= Jamshedji Duggan =

Indian ophthalmic surgeon

Sir Jamshedji Nasarwanji Duggan (8 April 1884 – 15 January 1957) was an Indian ophthalmic surgeon, magistrate, and Sheriff of Mumbai in 1942.

==Biography==
Born in Mumbai (then Bombay), Duggan took a licentiate in medicine from the Grant Medical College in 1904, and joined the staff of the Sir Cowasji Jehangir Ophthalmic Hospital in Mumbai in 1906 as clinical registrar and tutor in ophthalmology. From 1908 to 1912, he studied in Vienna, Wiesbaden, and in London under several eminent ophthalmologists, including Hermann Pagenstecher and Edward Treacher Collins, receiving a doctorate in the field from Oxford University in 1912. He then returned to Mumbai, where he established a large practice and became the medical superintendent of the Sir C. Jehangir Ophthalmic Hospital.

During the First World War, Duggan served as an Indian Medical Service (IMS) officer, and was the consultant ophthalmic surgeon to the designated wartime hospitals in Mumbai. He was appointed a justice of the peace in Mumbai in 1916, becoming a magistrate in 1918. Also in 1918, he was elected a Fellow of the College of Physicians and Surgeons of Bombay, being appointed a Fellow of the University of Bombay the same year. He was awarded the honorary rank of major in the Indian Medical Service on 8 November 1919.
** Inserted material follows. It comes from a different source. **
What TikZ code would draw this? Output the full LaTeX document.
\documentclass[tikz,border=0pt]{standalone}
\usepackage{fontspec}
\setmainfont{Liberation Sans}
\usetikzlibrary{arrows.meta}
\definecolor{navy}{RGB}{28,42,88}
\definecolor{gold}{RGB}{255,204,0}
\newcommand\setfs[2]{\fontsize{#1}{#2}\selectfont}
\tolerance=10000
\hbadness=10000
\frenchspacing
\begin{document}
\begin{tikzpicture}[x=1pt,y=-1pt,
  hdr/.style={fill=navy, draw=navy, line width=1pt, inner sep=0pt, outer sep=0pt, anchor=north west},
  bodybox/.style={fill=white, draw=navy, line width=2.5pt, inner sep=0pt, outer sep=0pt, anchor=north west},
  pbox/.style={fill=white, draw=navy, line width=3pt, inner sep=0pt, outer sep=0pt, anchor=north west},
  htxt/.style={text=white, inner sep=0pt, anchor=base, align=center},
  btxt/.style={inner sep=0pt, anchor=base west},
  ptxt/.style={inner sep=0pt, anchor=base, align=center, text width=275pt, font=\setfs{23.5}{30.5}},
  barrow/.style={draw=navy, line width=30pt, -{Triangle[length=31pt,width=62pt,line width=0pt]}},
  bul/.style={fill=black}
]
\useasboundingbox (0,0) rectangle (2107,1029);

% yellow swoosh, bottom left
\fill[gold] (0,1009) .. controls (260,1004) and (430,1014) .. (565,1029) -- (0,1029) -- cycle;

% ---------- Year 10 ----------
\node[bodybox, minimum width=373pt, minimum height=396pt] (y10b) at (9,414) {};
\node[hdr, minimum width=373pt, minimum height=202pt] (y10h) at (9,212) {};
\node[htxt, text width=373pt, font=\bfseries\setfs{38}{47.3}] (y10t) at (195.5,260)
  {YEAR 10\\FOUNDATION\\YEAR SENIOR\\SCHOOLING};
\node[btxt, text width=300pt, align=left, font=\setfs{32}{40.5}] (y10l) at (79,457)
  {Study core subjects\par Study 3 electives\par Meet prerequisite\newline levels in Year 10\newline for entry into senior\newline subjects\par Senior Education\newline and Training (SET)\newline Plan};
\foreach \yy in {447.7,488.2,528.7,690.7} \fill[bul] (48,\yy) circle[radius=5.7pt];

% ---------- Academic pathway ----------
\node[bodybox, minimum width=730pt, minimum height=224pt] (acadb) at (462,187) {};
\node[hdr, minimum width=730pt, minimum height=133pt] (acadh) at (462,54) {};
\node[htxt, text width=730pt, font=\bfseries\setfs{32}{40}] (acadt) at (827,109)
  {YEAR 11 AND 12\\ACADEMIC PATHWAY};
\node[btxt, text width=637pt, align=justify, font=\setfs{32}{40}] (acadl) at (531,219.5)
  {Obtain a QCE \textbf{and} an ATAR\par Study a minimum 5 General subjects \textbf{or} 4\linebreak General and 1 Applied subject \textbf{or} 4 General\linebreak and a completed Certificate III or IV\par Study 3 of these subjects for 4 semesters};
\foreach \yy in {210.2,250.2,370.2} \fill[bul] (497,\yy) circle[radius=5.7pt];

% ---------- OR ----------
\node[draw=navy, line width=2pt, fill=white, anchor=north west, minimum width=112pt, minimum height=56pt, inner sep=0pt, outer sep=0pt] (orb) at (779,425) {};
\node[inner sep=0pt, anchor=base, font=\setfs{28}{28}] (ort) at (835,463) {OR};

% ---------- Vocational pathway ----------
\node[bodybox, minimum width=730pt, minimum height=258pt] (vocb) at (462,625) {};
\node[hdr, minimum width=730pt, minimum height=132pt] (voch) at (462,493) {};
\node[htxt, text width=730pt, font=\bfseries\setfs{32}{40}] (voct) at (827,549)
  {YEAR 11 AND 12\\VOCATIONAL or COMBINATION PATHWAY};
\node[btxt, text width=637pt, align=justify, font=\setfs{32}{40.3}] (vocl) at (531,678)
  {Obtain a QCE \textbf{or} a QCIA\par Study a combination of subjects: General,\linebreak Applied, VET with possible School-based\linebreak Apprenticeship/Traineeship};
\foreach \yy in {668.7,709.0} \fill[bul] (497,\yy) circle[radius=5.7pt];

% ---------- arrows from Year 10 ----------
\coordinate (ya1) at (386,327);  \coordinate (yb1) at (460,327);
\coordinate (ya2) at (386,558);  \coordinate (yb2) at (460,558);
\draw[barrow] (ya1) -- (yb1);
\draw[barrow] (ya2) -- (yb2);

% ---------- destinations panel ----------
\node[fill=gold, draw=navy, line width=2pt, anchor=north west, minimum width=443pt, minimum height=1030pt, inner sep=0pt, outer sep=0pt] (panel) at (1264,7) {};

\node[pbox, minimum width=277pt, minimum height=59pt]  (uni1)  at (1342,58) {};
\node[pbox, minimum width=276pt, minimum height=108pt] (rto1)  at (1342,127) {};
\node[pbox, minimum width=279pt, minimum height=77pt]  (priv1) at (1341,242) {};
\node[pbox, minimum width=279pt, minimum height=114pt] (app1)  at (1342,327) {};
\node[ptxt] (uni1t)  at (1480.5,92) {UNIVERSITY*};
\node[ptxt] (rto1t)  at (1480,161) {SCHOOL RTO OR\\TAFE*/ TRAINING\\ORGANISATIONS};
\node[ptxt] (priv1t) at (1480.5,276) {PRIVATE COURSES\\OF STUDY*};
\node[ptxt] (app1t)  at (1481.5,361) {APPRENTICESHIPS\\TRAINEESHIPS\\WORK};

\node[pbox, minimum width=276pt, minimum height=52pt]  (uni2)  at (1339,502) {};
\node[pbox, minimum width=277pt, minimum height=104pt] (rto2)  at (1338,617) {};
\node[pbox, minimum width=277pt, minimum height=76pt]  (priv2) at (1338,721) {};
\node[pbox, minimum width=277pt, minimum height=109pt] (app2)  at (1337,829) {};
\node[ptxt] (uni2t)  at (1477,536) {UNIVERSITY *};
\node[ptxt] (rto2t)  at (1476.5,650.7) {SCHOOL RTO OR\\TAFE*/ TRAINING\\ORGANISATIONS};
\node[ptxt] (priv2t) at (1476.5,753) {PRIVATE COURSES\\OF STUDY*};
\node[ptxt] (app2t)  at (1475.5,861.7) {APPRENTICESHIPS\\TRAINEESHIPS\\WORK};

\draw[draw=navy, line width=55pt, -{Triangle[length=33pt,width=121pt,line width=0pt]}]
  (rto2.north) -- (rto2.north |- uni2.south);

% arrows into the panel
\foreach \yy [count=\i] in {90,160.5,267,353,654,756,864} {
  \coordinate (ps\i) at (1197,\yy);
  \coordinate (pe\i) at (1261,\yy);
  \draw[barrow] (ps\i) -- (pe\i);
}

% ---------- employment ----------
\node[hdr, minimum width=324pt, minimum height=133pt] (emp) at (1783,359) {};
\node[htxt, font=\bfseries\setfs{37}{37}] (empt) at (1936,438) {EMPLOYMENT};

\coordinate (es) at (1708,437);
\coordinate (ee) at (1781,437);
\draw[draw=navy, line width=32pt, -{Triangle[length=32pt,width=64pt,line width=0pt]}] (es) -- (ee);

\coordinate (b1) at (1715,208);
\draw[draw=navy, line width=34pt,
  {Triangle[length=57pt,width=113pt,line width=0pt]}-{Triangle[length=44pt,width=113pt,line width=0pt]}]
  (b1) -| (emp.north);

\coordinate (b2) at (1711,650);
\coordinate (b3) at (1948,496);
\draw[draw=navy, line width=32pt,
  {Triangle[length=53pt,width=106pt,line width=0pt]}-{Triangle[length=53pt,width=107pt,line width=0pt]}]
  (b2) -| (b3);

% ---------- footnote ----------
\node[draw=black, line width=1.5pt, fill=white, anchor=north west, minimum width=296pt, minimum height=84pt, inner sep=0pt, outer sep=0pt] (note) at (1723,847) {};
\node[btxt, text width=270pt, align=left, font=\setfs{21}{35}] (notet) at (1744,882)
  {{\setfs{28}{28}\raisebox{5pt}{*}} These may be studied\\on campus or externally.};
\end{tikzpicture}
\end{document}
In 1923, he was appointed a professor of ophthalmology at the Sir C. J. Ophthalmic Hospital, remaining in this position until his retirement in 1939. During his tenure, he greatly raised the standards of teaching and efficiency at the hospital.

Duggan was promoted to lieutenant-colonel in the Indian Army medical officer reserves on 3 January 1929, and was appointed Officer of the Order of the British Empire (OBE) in the Birthday Honours published in June of that year. In the same year, Duggan introduced higher degrees and diplomas in ophthalmology at both the University of Bombay and the Bombay College of Physicians and Surgeons. He was appointed a Companion of the Order of the Indian Empire (CIE) in the 1933 Birthday Honours, and received a knighthood in the 1935 New Year Honours.
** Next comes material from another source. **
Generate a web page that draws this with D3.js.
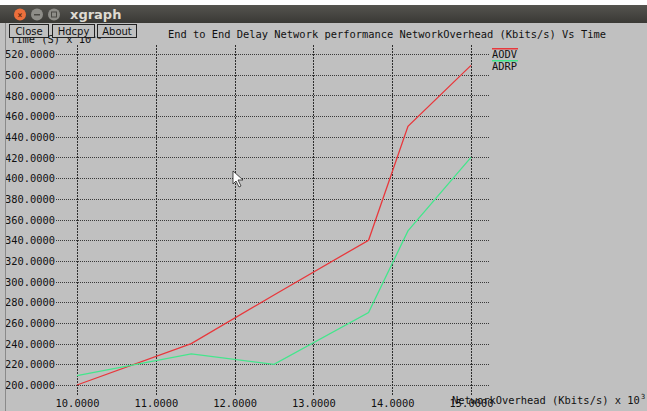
<!DOCTYPE html>
<html lang="en">
<head>
    <meta charset="UTF-8">
    <title>xgraph</title>
    <style>
        html, body { margin: 0; padding: 0; background: #fff; }
        svg { display: block; }
        text { font-family: "DejaVu Sans Mono", monospace; }
    </style>
</head>
<body>
    <div id="container"></div>
    <script src="https://cdn.jsdelivr.net/npm/d3@7"></script>
    <script type="text/javascript">

        // data
        var xTicks = [10, 11, 12, 13, 14, 15];
        var yTicks = [200, 220, 240, 260, 280, 300, 320, 340, 360, 380, 400, 420, 440, 460, 480, 500, 520];
        var aodvX = [10, 11.45, 12.5, 13.7, 14.2, 15];
        var aodvY = [200, 240, 287, 340, 450, 509];
        var adrpX = [10, 11.45, 12.5, 13.7, 14.2, 15];
        var adrpY = [209, 230, 220, 270, 349, 420];
        var series = [
            {name: "AODV", xs: aodvX, ys: aodvY, color: "#e8383c"},
            {name: "ADRP", xs: adrpX, ys: adrpY, color: "#44e68c"}
        ];

        var width = 647, height = 411;

        var svg = d3.select("#container").append("svg")
            .attr("width", width)
            .attr("height", height);
        var defs = svg.append("defs");

        // window body
        svg.append("rect").attr("x", 0).attr("y", 0).attr("width", width).attr("height", height).attr("fill", "#c0c0c0");
        svg.append("rect").attr("x", 0).attr("y", 0).attr("width", width).attr("height", 5).attr("fill", "#fff");

        // title bar
        var grad = defs.append("linearGradient")
            .attr("id", "bar").attr("x1", 0).attr("y1", 0).attr("x2", 0).attr("y2", 1);
        grad.append("stop").attr("offset", "0%").attr("stop-color", "#55544f");
        grad.append("stop").attr("offset", "100%").attr("stop-color", "#3a3935");
        svg.append("rect").attr("x", 0).attr("y", 5).attr("width", width).attr("height", 18).attr("fill", "url(#bar)");
        svg.append("circle").attr("cx", 20).attr("cy", 14.5).attr("r", 6).attr("fill", "#ec6f3c");
        svg.append("text").attr("x", 20).attr("y", 17.5).attr("text-anchor", "middle")
            .attr("font-size", 8).attr("font-weight", "bold").attr("fill", "#6a2b10").text("×");
        svg.append("circle").attr("cx", 37).attr("cy", 14.5).attr("r", 6).attr("fill", "#8e8d88");
        svg.append("circle").attr("cx", 54).attr("cy", 14.5).attr("r", 6).attr("fill", "#8e8d88");
        svg.append("rect").attr("x", 34).attr("y", 14).attr("width", 6).attr("height", 1.5).attr("fill", "#4a4944");
        svg.append("rect").attr("x", 51.5).attr("y", 12).attr("width", 5).attr("height", 5)
            .attr("fill", "none").attr("stroke", "#4a4944");
        svg.append("text").attr("x", 70).attr("y", 19).attr("fill", "#dfdbd2")
            .attr("font-size", 13).attr("font-weight", "bold")
            .style("font-family", "'DejaVu Sans', sans-serif").text("xgraph");

        // left border of window
        svg.append("line").attr("x1", 5.5).attr("x2", 5.5).attr("y1", 23).attr("y2", height)
            .attr("stroke", "#8a8a8a");

        var x = d3.scaleLinear().domain([10, 15]).range([77, 471]);
        var y = d3.scaleLinear().domain([200, 520]).range([385, 54]);

        // clip the left edge like the window does
        defs.append("clipPath").attr("id", "win")
            .append("rect").attr("x", 6).attr("y", 23).attr("width", width - 6).attr("height", height - 23);
        var plot = svg.append("g").attr("clip-path", "url(#win)");

        // y-axis text
        var yAxis = plot.append("g")
            .attr("transform", "translate(55,0)")
            .call(d3.axisLeft(y).tickValues(yTicks).tickSize(0).tickPadding(0)
                .tickFormat(function(d) { return d3.format(".4f")(d); }));
        yAxis.select(".domain").remove();
        yAxis.selectAll("text")
            .attr("font-family", "DejaVu Sans Mono, monospace")
            .attr("font-size", 10.4)
            .attr("fill", "#111")
            .attr("dy", "0.35em");

        // horizontal grid
        plot.append("g").selectAll("line").data(yTicks).enter().append("line")
            .attr("x1", 56).attr("x2", 490)
            .attr("y1", function(d) { return Math.round(y(d)) + 0.5; })
            .attr("y2", function(d) { return Math.round(y(d)) + 0.5; })
            .attr("stroke", "#3a3a3a").attr("stroke-dasharray", "1,1");

        // vertical grid
        plot.append("g").selectAll("line").data(xTicks).enter().append("line")
            .attr("x1", function(d) { return Math.round(x(d)) + 0.5; })
            .attr("x2", function(d) { return Math.round(x(d)) + 0.5; })
            .attr("y1", 45).attr("y2", 396)
            .attr("stroke", "#2e2e2e").attr("stroke-dasharray", "2,1");

        // x-axis text
        var xAxis = plot.append("g")
            .attr("transform", "translate(0,398)")
            .call(d3.axisBottom(x).tickValues(xTicks).tickSize(0).tickPadding(0)
                .tickFormat(function(d) { return d3.format(".4f")(d); }));
        xAxis.select(".domain").remove();
        xAxis.selectAll("text")
            .attr("font-family", "DejaVu Sans Mono, monospace")
            .attr("font-size", 10.4)
            .attr("fill", "#111")
            .attr("dy", "0.9em");

        // series lines
        var line = d3.line()
            .x(function(d) { return x(d[0]); })
            .y(function(d) { return y(d[1]); });
        series.forEach(function(s) {
            plot.append("path")
                .datum(s.xs.map(function(v, i) { return [v, s.ys[i]]; }))
                .attr("fill", "none")
                .attr("stroke", s.color)
                .attr("stroke-width", 1.3)
                .attr("d", line);
        });

        // legend
        var legend = plot.append("g").selectAll("g").data(series).enter().append("g")
            .attr("transform", function(d, i) { return "translate(492," + (48 + i * 12) + ")"; });
        legend.append("rect").attr("x", 0).attr("y", 0).attr("width", 26).attr("height", 1.5)
            .attr("fill", function(d) { return d.color; });
        legend.append("text").attr("x", 0).attr("y", 10).attr("font-size", 10.4).attr("fill", "#111")
            .text(function(d) { return d.name; });

        // axis labels and title
        plot.append("text").attr("x", 452).attr("y", 404).attr("font-size", 10.4).attr("fill", "#111")
            .text("NetworkOverhead (Kbits/s) x 10");
        plot.append("text").attr("x", 641).attr("y", 399).attr("font-size", 7).attr("fill", "#111").text("3");
        plot.append("text").attr("x", 10).attr("y", 43).attr("font-size", 10.4).attr("fill", "#111")
            .text("Time (S) x 10");
        plot.append("text").attr("x", 93).attr("y", 39).attr("font-size", 7).attr("fill", "#111").text("-3");
        plot.append("text").attr("x", 168).attr("y", 38).attr("font-size", 10.4).attr("fill", "#111")
            .text("End to End Delay Network performance NetworkOverhead (Kbits/s) Vs Time");

        // buttons
        var buttons = [{t: "Close", x: 9, w: 39}, {t: "Hdcpy", x: 52, w: 42}, {t: "About", x: 97, w: 39}];
        var btn = svg.append("g").selectAll("g").data(buttons).enter().append("g")
            .attr("transform", function(d) { return "translate(" + d.x + ",24)"; });
        btn.append("rect").attr("x", 0.5).attr("y", 0.5).attr("width", function(d) { return d.w; }).attr("height", 13)
            .attr("fill", "#c0c0c0").attr("stroke", "#222");
        btn.append("text").attr("x", function(d) { return d.w / 2 + 0.5; }).attr("y", 10.5)
            .attr("text-anchor", "middle").attr("font-size", 10).attr("fill", "#111")
            .style("font-family", "'DejaVu Sans', sans-serif")
            .text(function(d) { return d.t; });

        // mouse pointer
        svg.append("path")
            .attr("d", "M233,171 L233,184 L236,181 L239,187 L241,186 L238,180 L243,180 Z")
            .attr("fill", "#fff").attr("stroke", "#222").attr("stroke-width", 0.8);
    </script>
</body>
</html>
In 1934, Duggan was elected President of the All-India Ophthalmological Society and the President of the Bombay College of Surgeons and Physicians. He was also a frequent contributor to the British Journal of Ophthalmology, serving as its editorial correspondent in Bombay for many years. He retired from the IMS in 1939 with the brevet rank of colonel.

Duggan served as Sheriff of Mumbai in 1942. During the Second World War, he served as Chair of the Bombay Provincial Committee of the Joint War Organisation of the Indian Red Cross Society and St. John Ambulance, in which capacity he was recognised by his promotion to the rank of Knight Commander of the Order of the British Empire (KBE) in the 1945 Birthday Honours. In 1950, he became the Asian representative to the International Council of Ophthalmology. He died on 15 January 1957, aged 72.

==Personal life==
In 1914, Duggan married Jina (c. 1896–1993); the couple had two sons. Lady Duggan was herself awarded the Kaisar-i-Hind Gold Medal for Public Service in India in the 1934 Birthday Honours.

In her later role as chair of the Indian Red Cross Women's Council for Bombay, she was awarded a rare second Kaisar-i-Hind Gold Medal in the final Indian honours list in 1947.

Lady Duggan survived her husband by 35 years, dying in Mumbai in September 1993. Following her death, her daughter-in-law contested her will, in which Lady Duggan left the Duggan family's palatial 37,000 sq. ft. Mumbai bungalow, "Lawnside," to her grandson Dr. Feroze Duggan; the will was contested on the grounds that Lady Duggan, who had been 96 years old when she made her will, would not have been in a sound state of mind at the time. The case dragged through the courts until August 2011, when the Bombay High Court ruled that a testator's advanced age by itself did not indicate a lack of sound mind, and affirmed the legality of Lady Duggan's will. Although the bungalow was in a state of disrepair by 2011, the property was then worth over INR ₹150 crore (roughly US$30 million), or ₹1.5 billion today.